The world has been seeing an upsurge in technological interventions over past few decades. While the industry has led to this upsurge through research and development, it also provides avenues for large scale applications of various technological interventions. Mature organisations, start-ups with funding and entrepreneurial ventures without external funding, all exploit technology for some benefit depending upon their financial capabilities. However, the role technology plays in helping organisations become truly sustainable on environmental and social parameters is not very apparent, as organisations do not invest in technology solely for the purpose of achieving sustainability. Economic performance is the purpose of an organisation’s existence. Conceptually and practically, an organisation exists to maximise the benefits for its stakeholders. However, in the present context, the stakeholder pressure has forced the organisations to take another important aspect into their boardroom – Sustainability. In 1987, World Commission on Environment and Development, in its report Our Common Future also known as the Brundtland Report defined sustainable development as ‘development that meets the needs of the present without compromising the ability of future generations to meet their own needs’. Since then, many efforts to conceptualise and achieve the objective of sustainability were taken. The most widely accepted conceptualisation is the Triple Bottom Line (TBL) which says that true sustainability is achieved only when efforts are directed toward environmental, social and economic development (Melville, 2010; Seuring & Muller, 2008). In the year 2016, United Nations also brought forward the twelve Sustainable Development Goals (SDGs) to provide an objective and direction for the nations to foray on the road to sustainability. Businesses are the pillars of development in any economy. Hence, they must also take the onus of making their operations sustainable on the three pillars of TBL. Today organisations are not left with any choice but to take initiatives to enhance their environmental and social sustainability.

Despite the fact that industrial development and advancement of technology has degraded the ecological conditions surrounding us, businesses alone cannot be held responsible and accountable to bring about a change in our surrounding ecological conditions (Van den Berg & De Langen, 2017).

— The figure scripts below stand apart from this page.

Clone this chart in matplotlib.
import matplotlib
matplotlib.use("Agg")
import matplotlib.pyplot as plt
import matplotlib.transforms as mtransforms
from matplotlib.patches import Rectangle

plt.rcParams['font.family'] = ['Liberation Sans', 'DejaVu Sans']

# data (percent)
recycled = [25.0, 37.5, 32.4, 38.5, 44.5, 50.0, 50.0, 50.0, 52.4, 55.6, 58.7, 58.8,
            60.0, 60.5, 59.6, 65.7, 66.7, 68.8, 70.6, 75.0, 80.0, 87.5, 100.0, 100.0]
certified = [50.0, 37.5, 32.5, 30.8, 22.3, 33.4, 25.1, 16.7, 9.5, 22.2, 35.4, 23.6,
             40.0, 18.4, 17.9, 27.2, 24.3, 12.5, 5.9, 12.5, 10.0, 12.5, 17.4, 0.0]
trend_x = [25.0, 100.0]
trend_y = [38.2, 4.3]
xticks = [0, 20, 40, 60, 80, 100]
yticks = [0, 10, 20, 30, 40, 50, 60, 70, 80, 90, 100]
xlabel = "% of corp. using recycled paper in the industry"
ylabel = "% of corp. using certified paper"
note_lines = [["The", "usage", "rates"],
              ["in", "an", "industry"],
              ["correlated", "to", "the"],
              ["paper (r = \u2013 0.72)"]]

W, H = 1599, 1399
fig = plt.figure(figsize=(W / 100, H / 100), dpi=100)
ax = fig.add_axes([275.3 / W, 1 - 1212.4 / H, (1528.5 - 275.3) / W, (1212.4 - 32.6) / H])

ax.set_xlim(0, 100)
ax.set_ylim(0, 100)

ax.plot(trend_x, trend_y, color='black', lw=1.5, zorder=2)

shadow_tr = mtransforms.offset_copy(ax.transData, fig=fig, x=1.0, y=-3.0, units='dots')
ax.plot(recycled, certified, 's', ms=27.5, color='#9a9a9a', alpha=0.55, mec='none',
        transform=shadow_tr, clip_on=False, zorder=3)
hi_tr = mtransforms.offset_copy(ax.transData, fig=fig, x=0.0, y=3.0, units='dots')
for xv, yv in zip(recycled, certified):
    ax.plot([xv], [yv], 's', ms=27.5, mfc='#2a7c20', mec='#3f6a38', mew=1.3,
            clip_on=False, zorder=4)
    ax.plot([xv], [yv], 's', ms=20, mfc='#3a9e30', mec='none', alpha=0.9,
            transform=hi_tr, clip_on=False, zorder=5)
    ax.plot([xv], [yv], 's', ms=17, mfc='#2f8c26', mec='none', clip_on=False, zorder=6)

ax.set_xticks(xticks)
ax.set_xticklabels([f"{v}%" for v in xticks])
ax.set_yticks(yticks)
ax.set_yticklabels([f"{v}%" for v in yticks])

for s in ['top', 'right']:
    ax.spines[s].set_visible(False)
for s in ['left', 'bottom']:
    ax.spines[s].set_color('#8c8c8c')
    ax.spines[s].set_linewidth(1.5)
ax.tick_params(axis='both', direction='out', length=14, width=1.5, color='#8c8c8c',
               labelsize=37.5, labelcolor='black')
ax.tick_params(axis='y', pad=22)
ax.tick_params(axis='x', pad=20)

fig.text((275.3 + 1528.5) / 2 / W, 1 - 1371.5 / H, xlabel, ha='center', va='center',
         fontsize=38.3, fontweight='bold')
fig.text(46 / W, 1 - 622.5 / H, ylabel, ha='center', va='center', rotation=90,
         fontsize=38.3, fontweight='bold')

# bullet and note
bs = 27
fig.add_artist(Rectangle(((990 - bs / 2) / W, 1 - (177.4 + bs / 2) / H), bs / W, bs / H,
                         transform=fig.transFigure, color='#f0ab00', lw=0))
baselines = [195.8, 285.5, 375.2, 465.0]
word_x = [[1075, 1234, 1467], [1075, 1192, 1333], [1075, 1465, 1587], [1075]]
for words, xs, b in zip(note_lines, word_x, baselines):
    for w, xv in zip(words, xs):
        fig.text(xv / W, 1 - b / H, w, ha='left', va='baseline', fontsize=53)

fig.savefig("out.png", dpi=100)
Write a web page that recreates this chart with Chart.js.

This is an era of sustainable collaborative advantage. The organisations are dependent on many external organisations like outsourcing partners, vendors, logistics service providers, etc. to carry out their operations effectively and efficiently. At present the efforts by organisations to achieve environmental sustainability of their operations are isolated. This is probably the reason why the results of these efforts are not visible. It is high time that various organisations collaborate to see the results of their efforts towards achieving environmental sustainability. Collaboration will not only help in easily materialising the results of efforts towards sustainability, it will also reduce the financial pressure on an individual organisation to do so.

Another aspect that must be taken into account are the ways and means by which the results of efforts implemented to achieve widespread benefits of sustainability efforts while not forcing the organisations to compromise with their economic sustainability. The chapter started with a discussion on technological interventions and that is the answer (Lee & Wu, 2014). Technological interventions specific to industries are a must to enable environmental sustainability of their operations without compromising with the profits. Research is abundant with literature that supports this belief. However, still organisations struggle to find the right balance between their profits and technological investment to achieve sustainability. The present investigation aimed to tackle two primary research inquiries:

  • 1.

    What are the major factors that affect an organisations decision to invest in technology for sustainability?

  • 2.

    What are the interrelationship between the factors that affect an organisations decision to invest in technology for sustainability?